### Given instruction
Where the string "page" occurs in the material below, report the whole line.

### Provided records
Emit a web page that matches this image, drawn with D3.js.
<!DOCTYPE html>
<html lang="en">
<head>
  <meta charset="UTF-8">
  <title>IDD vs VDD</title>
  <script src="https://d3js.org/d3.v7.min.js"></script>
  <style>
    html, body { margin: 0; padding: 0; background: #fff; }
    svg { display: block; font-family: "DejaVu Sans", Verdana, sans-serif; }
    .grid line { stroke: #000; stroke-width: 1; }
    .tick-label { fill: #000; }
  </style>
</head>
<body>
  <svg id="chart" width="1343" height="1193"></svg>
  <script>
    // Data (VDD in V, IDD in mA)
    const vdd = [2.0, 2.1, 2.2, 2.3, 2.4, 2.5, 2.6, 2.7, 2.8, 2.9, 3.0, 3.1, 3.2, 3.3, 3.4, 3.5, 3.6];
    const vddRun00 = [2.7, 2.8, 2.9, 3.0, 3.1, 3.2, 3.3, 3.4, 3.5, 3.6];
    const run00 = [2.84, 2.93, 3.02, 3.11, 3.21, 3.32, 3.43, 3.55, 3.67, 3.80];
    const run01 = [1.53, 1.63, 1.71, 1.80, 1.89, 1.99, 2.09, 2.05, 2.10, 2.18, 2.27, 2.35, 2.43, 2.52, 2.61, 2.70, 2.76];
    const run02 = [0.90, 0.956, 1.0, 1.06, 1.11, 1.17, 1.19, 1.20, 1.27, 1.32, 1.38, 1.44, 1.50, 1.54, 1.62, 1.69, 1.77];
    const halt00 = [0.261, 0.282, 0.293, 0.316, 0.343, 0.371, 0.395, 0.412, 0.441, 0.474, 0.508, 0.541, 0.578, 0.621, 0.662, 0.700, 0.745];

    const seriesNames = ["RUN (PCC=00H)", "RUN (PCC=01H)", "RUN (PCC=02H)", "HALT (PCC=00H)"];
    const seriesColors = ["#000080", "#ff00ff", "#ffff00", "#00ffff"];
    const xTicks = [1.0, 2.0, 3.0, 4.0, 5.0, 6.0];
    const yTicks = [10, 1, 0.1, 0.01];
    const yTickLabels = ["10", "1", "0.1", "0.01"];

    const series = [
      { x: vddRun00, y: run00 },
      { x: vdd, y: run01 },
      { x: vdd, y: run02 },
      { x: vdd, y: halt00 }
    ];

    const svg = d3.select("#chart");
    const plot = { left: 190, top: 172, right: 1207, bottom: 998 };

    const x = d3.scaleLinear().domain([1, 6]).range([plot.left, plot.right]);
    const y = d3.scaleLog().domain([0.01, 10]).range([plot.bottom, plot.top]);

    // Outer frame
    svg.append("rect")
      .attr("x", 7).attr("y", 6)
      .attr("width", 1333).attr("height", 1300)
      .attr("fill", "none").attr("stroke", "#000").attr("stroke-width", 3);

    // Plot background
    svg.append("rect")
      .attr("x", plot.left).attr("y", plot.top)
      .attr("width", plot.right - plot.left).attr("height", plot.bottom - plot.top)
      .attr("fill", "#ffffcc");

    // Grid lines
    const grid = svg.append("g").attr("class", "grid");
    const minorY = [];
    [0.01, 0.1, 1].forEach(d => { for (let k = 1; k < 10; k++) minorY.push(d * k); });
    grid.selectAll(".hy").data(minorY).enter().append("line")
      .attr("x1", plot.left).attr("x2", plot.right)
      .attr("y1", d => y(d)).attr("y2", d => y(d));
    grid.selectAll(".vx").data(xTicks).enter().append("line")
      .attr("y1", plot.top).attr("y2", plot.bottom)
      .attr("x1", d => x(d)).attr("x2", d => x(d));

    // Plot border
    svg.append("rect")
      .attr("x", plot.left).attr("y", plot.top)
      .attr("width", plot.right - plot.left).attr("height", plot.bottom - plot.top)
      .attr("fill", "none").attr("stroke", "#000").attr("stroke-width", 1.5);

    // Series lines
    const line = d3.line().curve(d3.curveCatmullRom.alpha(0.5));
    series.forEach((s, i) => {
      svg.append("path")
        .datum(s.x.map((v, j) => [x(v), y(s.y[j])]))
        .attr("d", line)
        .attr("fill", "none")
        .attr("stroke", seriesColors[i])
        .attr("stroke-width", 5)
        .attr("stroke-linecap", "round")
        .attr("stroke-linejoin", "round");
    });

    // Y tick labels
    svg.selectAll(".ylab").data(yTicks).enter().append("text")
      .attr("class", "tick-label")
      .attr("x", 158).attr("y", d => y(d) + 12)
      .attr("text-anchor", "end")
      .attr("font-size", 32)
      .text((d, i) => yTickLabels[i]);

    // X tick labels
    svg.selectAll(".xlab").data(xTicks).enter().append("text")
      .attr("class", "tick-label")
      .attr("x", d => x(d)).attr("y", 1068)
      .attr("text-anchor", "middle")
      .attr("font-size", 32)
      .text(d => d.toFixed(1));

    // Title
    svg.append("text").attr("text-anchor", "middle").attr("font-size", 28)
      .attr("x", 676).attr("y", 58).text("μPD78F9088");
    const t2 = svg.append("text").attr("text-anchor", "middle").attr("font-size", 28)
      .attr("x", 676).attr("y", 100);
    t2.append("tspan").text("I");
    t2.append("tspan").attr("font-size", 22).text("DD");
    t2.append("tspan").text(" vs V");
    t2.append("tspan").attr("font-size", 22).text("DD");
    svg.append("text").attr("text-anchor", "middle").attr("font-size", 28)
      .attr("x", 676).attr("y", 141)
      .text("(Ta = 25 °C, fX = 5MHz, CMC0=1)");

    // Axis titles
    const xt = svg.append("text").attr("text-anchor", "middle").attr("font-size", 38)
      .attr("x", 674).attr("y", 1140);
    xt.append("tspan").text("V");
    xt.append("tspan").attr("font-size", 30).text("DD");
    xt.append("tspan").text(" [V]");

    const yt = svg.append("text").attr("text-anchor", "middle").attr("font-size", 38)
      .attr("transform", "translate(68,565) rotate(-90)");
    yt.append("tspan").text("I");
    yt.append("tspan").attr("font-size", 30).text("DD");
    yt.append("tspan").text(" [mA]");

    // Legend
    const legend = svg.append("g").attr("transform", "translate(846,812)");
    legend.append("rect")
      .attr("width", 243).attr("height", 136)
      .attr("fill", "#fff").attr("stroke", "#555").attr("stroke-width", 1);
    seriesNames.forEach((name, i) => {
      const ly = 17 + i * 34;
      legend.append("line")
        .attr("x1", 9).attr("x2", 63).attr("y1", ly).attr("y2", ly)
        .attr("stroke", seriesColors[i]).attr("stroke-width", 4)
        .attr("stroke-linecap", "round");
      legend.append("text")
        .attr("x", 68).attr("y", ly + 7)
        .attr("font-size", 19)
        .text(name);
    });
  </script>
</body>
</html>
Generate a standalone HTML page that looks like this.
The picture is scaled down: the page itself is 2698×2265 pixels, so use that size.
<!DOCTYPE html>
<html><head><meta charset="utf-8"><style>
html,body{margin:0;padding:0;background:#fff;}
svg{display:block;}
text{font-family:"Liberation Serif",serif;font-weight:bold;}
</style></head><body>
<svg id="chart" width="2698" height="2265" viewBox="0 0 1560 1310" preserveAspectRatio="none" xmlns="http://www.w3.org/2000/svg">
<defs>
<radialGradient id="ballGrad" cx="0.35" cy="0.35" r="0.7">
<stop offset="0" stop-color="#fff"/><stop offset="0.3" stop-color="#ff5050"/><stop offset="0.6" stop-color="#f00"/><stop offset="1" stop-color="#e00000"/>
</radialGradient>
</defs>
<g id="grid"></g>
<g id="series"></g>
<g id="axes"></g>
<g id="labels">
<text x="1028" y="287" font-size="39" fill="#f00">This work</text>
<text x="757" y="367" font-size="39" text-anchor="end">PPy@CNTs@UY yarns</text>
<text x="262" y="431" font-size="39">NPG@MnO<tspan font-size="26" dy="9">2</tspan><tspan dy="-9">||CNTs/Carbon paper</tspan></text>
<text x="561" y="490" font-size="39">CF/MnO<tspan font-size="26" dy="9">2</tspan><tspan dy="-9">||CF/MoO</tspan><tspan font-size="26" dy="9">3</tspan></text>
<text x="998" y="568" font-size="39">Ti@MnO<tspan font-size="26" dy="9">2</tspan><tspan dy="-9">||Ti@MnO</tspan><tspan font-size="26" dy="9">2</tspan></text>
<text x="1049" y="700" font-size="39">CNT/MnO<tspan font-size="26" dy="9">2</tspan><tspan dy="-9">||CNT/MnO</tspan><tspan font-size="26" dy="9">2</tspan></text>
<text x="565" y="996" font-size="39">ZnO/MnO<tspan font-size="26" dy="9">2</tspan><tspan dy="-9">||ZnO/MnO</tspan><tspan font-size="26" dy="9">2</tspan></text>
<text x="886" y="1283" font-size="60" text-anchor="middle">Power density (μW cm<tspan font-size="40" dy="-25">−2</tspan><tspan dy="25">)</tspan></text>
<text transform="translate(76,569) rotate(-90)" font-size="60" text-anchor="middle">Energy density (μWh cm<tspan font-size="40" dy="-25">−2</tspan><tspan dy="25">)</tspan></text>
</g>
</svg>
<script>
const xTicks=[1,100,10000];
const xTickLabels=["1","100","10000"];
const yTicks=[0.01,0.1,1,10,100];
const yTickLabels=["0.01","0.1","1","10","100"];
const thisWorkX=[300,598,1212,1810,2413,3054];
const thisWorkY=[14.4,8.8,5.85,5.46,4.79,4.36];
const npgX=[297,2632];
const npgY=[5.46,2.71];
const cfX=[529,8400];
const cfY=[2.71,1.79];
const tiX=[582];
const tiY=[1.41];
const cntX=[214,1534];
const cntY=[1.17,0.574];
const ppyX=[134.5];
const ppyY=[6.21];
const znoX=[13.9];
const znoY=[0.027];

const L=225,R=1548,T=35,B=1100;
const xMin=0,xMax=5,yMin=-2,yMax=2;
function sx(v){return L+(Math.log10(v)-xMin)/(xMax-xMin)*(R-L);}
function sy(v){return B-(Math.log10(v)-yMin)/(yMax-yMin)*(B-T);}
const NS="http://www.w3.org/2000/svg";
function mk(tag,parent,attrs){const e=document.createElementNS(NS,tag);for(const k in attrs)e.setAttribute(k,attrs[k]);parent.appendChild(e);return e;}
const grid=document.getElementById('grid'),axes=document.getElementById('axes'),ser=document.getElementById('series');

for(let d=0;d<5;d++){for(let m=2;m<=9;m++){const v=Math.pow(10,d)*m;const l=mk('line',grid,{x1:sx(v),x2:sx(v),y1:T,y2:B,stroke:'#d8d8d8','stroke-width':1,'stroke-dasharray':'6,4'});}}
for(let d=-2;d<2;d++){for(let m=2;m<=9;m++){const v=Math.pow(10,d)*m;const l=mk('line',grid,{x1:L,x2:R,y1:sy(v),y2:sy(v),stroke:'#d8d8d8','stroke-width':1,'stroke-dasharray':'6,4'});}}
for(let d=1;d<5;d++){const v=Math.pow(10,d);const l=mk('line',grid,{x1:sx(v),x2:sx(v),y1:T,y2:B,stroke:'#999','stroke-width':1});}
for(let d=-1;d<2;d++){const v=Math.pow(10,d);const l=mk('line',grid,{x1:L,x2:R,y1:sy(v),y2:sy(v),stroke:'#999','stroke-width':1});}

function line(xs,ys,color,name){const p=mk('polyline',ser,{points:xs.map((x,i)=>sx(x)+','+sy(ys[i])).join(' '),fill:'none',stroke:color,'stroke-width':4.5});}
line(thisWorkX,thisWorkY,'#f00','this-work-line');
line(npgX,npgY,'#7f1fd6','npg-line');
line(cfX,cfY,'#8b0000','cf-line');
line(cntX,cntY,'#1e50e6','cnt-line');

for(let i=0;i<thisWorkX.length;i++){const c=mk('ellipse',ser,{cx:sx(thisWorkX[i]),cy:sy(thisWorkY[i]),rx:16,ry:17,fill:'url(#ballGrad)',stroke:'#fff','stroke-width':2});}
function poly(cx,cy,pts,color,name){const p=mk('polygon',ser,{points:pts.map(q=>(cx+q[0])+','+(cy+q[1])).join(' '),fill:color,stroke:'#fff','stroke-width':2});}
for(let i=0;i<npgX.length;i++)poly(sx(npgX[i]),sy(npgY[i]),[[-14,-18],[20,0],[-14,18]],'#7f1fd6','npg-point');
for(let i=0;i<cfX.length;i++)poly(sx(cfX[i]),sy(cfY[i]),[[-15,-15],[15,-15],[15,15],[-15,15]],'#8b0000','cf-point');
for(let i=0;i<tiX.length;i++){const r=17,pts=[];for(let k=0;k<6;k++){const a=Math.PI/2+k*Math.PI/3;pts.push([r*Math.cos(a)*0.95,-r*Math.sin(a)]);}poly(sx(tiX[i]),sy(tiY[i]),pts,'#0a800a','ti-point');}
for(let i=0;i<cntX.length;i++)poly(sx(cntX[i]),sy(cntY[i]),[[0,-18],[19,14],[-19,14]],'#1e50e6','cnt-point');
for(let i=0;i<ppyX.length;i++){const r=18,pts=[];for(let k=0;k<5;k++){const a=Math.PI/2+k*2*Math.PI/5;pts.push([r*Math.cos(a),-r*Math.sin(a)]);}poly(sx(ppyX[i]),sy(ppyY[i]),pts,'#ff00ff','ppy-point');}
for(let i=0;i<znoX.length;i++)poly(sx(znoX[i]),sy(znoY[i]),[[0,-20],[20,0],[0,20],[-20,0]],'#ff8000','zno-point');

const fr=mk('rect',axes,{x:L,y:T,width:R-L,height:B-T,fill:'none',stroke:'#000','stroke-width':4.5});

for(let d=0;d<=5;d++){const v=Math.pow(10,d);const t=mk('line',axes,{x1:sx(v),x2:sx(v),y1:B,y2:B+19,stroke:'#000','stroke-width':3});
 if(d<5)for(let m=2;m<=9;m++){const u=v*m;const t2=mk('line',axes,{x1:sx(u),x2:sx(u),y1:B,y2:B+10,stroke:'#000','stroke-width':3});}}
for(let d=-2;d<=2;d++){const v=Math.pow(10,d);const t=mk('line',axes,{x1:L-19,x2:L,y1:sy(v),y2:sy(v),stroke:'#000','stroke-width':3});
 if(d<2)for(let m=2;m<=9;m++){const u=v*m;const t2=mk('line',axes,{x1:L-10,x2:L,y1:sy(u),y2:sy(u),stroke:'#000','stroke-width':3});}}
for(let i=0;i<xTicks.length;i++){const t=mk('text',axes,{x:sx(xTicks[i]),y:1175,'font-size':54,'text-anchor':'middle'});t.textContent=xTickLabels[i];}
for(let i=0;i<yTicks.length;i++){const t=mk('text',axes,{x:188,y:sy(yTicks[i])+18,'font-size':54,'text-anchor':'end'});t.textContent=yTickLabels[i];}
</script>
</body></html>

### Output of the exercise
Emit a web page that matches this image, drawn with D3.js.
Generate a standalone HTML page that looks like this.
The picture is scaled down: the page itself is 2698×2265 pixels, so use that size.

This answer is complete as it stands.